PREVIOUS REPORTING:  Just hours before the meeting withe President Obama, head of the AFL-CIO, Richard Trumka, bashed the current proposal to pay for health care reform.  Speaking at the National Press Club in Washington, D.C., Trumka said “the Senate bill from our point of view is inadequate” and that it “does not deserve the support of working men or women.”

The Senate health care bill pays for reform by an excise tax on high cost insurance plans. The bill says an individual plan costing more than $8,500 or $23,000 for a family of four will receive a 40% tax. A study by the unions say that will impact one out of every four union workers. As a bargaining tool, union leaders often negotiate robust health care plans in exchange for higher wages.

Twelve leaders of organized labor are meeting with President Obama to express their concern. But convincing the President otherwise might be difficult. Yesterday on ABC’s “This Week”, Christina Romer, President Obama’s Chair of the Council of Economic Advisers, said the President has been “convinced by experts across the ideological spectrum that say this is one of those things that genuinely slows the growth rate of costs.”

The Obama administration has impetus for its stance to support the excise tax because the liberal leaning economic think tank, the Center for Budget and Policy Priorities, released a report in November that says the excise tax is a “sound way to pay for health reform.” The report says the tax will help control the rising cost of health care because employers will formulate health care plans to avoid the excise tax, which will result in higher incomes for employees, and the health care industry will look for more efficient ways to deliver care.

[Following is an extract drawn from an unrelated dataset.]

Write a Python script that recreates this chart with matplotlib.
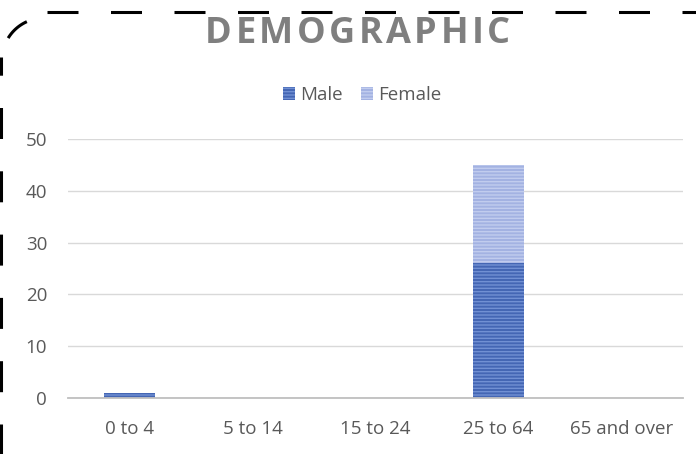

Romer seemed to leave a little room for minor alterations to the proposal. She said President Obama is “always open to — you know, there are design issues here. He’s going to be continuing to — to work with the Congress to say, are there ways to — to make it work better.”

One compromise being loosely discussed is raising the threshold from $23,000 to $27,000 for a family of four. The union says that would impact far fewer people, only 1 out of 14 workers. But that would shave off $50 billion of $150 billion to pay for the health care reform.

Democratic members of the House of Representatives are largely opposed to the excise tax on health care plans. Instead they prefer the provisions in their bill: a 5.4% tax on the individuals making $500,000 per year or couples earning $1 million dollars per year.

Democrats point to a report released by the Joint Committee on Taxation (JCT) that says by 2016, 19%, or 30 million, working Americans will be impacted by the excise tax because of inflation. House Democrats call it a middle class tax hike. Though that same study says that most people will be able to re-negotiate their health care plan to avoid the excise tax.

Democrats are facing tough re-elections in 2010. Loosing union support by taxing their health care could add to Democrats election-year problems. Trumka refused to say if he would call on his members to oppose health care reform if the excise tax is included.

Meanwhile, House Democrats are huddling in a conference tomorrow to discuss the negotiations with the Senate. The House fears that the Senate bill will largely stay in tact. Senate Democratic aids tell News Junkie Post that there will be few changes to the Senate bill.